-- begin --

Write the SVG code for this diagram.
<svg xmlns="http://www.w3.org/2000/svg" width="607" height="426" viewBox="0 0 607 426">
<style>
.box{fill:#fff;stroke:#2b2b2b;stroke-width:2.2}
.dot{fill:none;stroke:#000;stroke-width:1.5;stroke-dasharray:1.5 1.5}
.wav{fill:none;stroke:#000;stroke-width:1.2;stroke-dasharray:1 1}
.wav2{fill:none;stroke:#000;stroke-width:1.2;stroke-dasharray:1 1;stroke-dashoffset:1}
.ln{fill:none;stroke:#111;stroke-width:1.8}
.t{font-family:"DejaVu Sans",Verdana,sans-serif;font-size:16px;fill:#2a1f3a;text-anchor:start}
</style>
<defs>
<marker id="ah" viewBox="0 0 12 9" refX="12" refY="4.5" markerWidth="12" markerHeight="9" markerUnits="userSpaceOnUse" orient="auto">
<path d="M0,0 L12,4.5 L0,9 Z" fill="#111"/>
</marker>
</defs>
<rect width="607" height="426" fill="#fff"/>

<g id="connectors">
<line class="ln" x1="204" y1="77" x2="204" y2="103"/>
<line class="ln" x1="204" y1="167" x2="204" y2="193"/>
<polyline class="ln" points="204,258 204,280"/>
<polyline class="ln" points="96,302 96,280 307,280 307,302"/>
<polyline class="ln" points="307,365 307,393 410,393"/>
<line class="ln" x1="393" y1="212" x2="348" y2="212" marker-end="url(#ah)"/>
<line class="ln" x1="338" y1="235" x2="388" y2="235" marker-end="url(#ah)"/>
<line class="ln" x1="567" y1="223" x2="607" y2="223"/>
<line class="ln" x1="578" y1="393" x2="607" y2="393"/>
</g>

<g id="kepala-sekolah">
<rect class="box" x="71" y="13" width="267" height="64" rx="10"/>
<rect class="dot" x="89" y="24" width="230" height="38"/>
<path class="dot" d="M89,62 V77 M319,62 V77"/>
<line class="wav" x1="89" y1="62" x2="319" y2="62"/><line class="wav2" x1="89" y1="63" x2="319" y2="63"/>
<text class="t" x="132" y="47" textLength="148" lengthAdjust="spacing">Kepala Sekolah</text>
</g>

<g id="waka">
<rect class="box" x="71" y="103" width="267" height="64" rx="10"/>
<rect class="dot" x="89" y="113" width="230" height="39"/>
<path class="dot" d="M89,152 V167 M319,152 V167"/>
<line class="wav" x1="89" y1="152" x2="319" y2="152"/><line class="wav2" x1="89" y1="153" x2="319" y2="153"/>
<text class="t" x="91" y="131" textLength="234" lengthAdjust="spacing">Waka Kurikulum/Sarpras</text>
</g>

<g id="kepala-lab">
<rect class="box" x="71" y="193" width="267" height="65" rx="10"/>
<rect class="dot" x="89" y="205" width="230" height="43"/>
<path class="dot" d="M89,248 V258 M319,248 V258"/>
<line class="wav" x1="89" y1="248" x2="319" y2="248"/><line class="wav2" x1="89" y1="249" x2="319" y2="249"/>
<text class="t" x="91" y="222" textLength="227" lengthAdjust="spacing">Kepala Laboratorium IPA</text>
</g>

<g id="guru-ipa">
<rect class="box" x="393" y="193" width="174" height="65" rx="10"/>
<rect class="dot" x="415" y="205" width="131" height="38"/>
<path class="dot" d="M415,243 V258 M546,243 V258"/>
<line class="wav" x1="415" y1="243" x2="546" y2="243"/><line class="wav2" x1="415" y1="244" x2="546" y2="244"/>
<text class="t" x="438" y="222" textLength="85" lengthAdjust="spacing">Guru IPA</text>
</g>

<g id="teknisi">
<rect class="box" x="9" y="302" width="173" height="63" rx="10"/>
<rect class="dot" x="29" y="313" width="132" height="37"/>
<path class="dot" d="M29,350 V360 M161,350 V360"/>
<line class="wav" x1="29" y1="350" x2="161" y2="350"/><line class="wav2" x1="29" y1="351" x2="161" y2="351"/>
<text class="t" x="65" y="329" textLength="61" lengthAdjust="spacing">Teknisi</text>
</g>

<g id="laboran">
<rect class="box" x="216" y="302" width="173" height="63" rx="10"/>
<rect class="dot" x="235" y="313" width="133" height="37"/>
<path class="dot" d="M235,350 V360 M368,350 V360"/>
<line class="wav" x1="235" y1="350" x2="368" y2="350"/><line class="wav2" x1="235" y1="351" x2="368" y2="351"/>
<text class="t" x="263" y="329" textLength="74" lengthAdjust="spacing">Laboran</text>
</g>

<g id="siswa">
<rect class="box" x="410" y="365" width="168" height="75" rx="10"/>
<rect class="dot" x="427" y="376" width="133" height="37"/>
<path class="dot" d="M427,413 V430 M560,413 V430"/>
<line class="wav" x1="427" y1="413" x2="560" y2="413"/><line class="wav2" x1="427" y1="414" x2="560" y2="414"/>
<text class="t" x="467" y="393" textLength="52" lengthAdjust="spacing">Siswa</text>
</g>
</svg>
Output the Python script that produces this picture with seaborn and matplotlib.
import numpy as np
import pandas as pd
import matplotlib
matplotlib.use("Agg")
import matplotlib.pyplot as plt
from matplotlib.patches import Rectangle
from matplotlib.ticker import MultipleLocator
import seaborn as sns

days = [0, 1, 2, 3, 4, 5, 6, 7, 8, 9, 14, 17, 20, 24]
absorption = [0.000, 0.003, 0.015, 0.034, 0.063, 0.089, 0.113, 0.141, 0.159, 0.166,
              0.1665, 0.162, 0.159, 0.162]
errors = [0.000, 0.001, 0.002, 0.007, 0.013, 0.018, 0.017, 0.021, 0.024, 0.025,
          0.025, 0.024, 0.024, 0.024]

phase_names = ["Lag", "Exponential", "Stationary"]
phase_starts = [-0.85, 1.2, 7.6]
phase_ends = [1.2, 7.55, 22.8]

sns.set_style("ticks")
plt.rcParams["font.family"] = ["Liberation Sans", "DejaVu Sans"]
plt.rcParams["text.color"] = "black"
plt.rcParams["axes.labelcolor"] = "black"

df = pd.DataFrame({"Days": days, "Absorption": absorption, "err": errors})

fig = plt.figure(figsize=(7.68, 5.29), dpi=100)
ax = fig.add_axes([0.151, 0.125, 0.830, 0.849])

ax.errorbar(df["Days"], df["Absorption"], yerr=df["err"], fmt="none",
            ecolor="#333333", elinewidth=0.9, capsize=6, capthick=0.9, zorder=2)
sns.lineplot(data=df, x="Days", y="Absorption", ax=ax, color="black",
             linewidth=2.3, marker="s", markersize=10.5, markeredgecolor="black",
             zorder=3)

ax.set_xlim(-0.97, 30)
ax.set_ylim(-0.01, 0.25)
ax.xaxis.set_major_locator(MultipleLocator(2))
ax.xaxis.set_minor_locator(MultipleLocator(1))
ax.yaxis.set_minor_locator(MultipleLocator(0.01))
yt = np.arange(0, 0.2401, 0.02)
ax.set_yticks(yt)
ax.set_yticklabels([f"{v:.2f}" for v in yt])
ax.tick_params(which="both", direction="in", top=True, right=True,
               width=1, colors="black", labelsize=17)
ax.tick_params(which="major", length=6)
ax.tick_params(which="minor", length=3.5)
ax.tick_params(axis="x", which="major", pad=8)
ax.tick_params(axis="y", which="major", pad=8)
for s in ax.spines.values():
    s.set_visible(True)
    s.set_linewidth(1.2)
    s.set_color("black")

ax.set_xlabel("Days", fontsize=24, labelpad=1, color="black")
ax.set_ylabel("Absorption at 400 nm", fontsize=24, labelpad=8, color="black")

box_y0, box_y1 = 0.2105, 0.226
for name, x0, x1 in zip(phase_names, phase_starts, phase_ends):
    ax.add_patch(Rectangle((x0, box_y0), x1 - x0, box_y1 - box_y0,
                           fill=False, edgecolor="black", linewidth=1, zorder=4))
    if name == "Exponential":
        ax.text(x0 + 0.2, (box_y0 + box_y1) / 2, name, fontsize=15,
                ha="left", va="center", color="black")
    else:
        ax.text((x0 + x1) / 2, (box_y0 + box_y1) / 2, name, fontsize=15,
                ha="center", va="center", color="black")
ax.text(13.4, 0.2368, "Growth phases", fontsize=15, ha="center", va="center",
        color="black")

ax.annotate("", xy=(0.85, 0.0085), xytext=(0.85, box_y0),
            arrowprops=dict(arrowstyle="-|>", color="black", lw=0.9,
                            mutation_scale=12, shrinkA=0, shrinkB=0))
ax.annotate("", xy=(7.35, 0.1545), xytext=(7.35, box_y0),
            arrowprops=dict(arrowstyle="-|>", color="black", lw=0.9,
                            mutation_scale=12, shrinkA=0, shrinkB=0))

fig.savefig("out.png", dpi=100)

-- end --

— STATED GOAL —
Within the material above, extract exactly the lines that start at the line containing "Output the Python" and stop after the line containing "import seaborn as sns", and only those.

— EXERCISE RESPONSE —
Output the Python script that produces this picture with seaborn and matplotlib.
import numpy as np
import pandas as pd
import matplotlib
matplotlib.use("Agg")
import matplotlib.pyplot as plt
from matplotlib.patches import Rectangle
from matplotlib.ticker import MultipleLocator
import seaborn as sns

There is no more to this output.